>>>>
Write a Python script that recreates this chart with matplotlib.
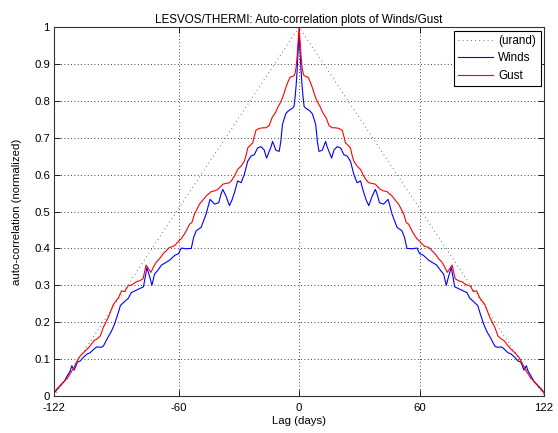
import matplotlib
matplotlib.use("Agg")
import matplotlib.pyplot as plt
import numpy as np

plt.rcParams['font.family'] = ['Liberation Sans', 'DejaVu Sans']

# values (positive lags only, the autocorrelation is symmetric)
winds_lag = [0, 0.5, 1, 1.5, 2, 2.5, 3.3, 4.5, 5.5, 6.6, 7.5, 8.3, 9.1, 9.9, 11, 11.6,
             12.5, 13.2, 14, 14.9, 16.2, 17.4, 19, 20.7, 22.3, 24, 25.6, 27.3, 28.9,
             30.6, 32.2, 33.5, 34.7, 36.4, 38, 39, 40, 42.1, 44.3, 45, 46.3, 48.8,
             51.2, 52.5, 53.7, 56.2, 58.7, 60, 62, 64.5, 66.9, 68.5, 70.5, 72, 73.3,
             74.5, 75.8, 77.5, 79, 81, 83.6, 85, 86.9, 89, 90.1, 91.9, 93.5, 95.3,
             97.5, 98.6, 100.8, 102, 104.1, 105.5, 107.4, 109, 110.4, 112, 113.2,
             114, 115.2, 117, 119, 120.5, 122]
winds_val = [0.985, 0.93, 0.88, 0.84, 0.81, 0.785, 0.78, 0.776, 0.772, 0.765, 0.75,
             0.735, 0.69, 0.663, 0.665, 0.667, 0.68, 0.69, 0.675, 0.663, 0.645, 0.667,
             0.676, 0.672, 0.654, 0.65, 0.636, 0.60, 0.578, 0.583, 0.551, 0.53, 0.516,
             0.542, 0.56, 0.545, 0.524, 0.52, 0.533, 0.52, 0.493, 0.457, 0.448, 0.43,
             0.40, 0.399, 0.401, 0.386, 0.381, 0.368, 0.36, 0.355, 0.34, 0.33, 0.30,
             0.325, 0.348, 0.296, 0.292, 0.287, 0.28, 0.265, 0.256, 0.245, 0.225,
             0.195, 0.175, 0.158, 0.135, 0.132, 0.133, 0.128, 0.117, 0.114, 0.105,
             0.095, 0.092, 0.07, 0.082, 0.068, 0.057, 0.039, 0.027, 0.018, 0.008]

gust_lag = [0, 0.5, 1, 1.5, 2, 2.5, 3.5, 4.5, 5.5, 6.6, 7.5, 8.3, 9.1, 10.4, 11.6, 12.5,
            13.4, 14.9, 16.5, 18.2, 20, 21.5, 22.5, 23.1, 24.3, 25.6, 26.5, 27.3, 28.9,
            30.6, 32.2, 33.5, 34.7, 36.5, 38, 39.5, 40.5, 42, 43.8, 45, 46.3, 48, 49.6,
            51, 52.1, 53.4, 54.5, 56, 57, 58.7, 60, 61.2, 62.8, 64.5, 66, 67.8, 69.5,
            71.1, 72.5, 73.8, 75, 76.2, 77.7, 79.5, 81, 83, 85.3, 86.8, 88.4, 90,
            92.5, 95, 97.5, 99, 100.5, 102.1, 103.5, 105.3, 107.5, 109.5, 111, 112,
            113.5, 115.4, 117, 118.7, 120.5, 122]
gust_val = [1.0, 0.96, 0.92, 0.89, 0.875, 0.868, 0.866, 0.864, 0.852, 0.836, 0.82, 0.808,
            0.797, 0.785, 0.77, 0.762, 0.755, 0.733, 0.727, 0.727, 0.725, 0.72, 0.70,
            0.686, 0.68, 0.672, 0.65, 0.636, 0.623, 0.614, 0.596, 0.585, 0.578, 0.576,
            0.574, 0.565, 0.56, 0.556, 0.554, 0.548, 0.542, 0.53, 0.52, 0.505, 0.493,
            0.47, 0.466, 0.45, 0.44, 0.426, 0.42, 0.412, 0.405, 0.403, 0.395, 0.385,
            0.372, 0.363, 0.35, 0.335, 0.345, 0.355, 0.318, 0.312, 0.31, 0.302, 0.298,
            0.283, 0.285, 0.266, 0.248, 0.213, 0.186, 0.163, 0.155, 0.15, 0.14, 0.128,
            0.117, 0.105, 0.09, 0.078, 0.065, 0.048, 0.04, 0.03, 0.02, 0.01]

urand_lag = [-122, 0, 122]
urand_val = [0, 1, 0]

xticks = [-122, -60, 0, 60, 122]
yticks = [0, 0.1, 0.2, 0.3, 0.4, 0.5, 0.6, 0.7, 0.8, 0.9, 1]
yticklabels = ['0', '0.1', '0.2', '0.3', '0.4', '0.5', '0.6', '0.7', '0.8', '0.9', '1']


def mirror(lag, val):
    lag = np.array(lag)
    val = np.array(val)
    return np.concatenate([-lag[:0:-1], lag]), np.concatenate([val[:0:-1], val])


fig = plt.figure(figsize=(5.58, 4.33), dpi=100)
ax = fig.add_axes([0.097, 0.0855, 0.878, 0.852])

wx, wy = mirror(winds_lag, winds_val)
gx, gy = mirror(gust_lag, gust_val)

ax.plot(urand_lag, urand_val, color='0.25', lw=0.6, linestyle=(0, (1, 4)), label='(urand)')
ax.plot(wx, wy, color='#0000ff', lw=0.8, label='Winds')
ax.plot(gx, gy, color='#ff0000', lw=0.8, label='Gust')

ax.set_xlim(-122, 122)
ax.set_ylim(0, 1)
ax.set_xticks(xticks)
ax.set_xticklabels([str(t) for t in xticks])
ax.set_yticks(yticks)
ax.set_yticklabels(yticklabels)
ax.tick_params(direction='in', top=True, right=True, length=4, width=0.6,
               labelsize=8.2, pad=3)
ax.tick_params(axis='x', pad=5)
ax.grid(True, color='k', lw=0.6, linestyle=(0, (1, 3)))
for s in ax.spines.values():
    s.set_linewidth(0.8)
    s.set_color('0.2')

ax.set_title('LESVOS/THERMI: Auto-correlation plots of Winds/Gust', fontsize=8.4, pad=3)
ax.set_xlabel('Lag (days)', fontsize=8.2, labelpad=2)
ax.set_ylabel('auto-correlation (normalized)', fontsize=8.2, labelpad=9)

leg = ax.legend(loc='upper right', fontsize=8.4, fancybox=False, framealpha=1,
                edgecolor='k', handlelength=3.0, handletextpad=0.4,
                labelspacing=0.45, borderpad=0.4, borderaxespad=0.3)
leg.get_frame().set_linewidth(0.8)

fig.savefig('out.png', dpi=100)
<<<<
* YOUR TASK *
Leave the pictures out and reproduce exactly the lines from the top of the listing above through the line with "plt.rcParams['font.family'] = ['Liberation".

* OUTPUT FOR THIS EXERCISE *
Write a Python script that recreates this chart with matplotlib.
import matplotlib
matplotlib.use("Agg")
import matplotlib.pyplot as plt
import numpy as np

plt.rcParams['font.family'] = ['Liberation Sans', 'DejaVu Sans']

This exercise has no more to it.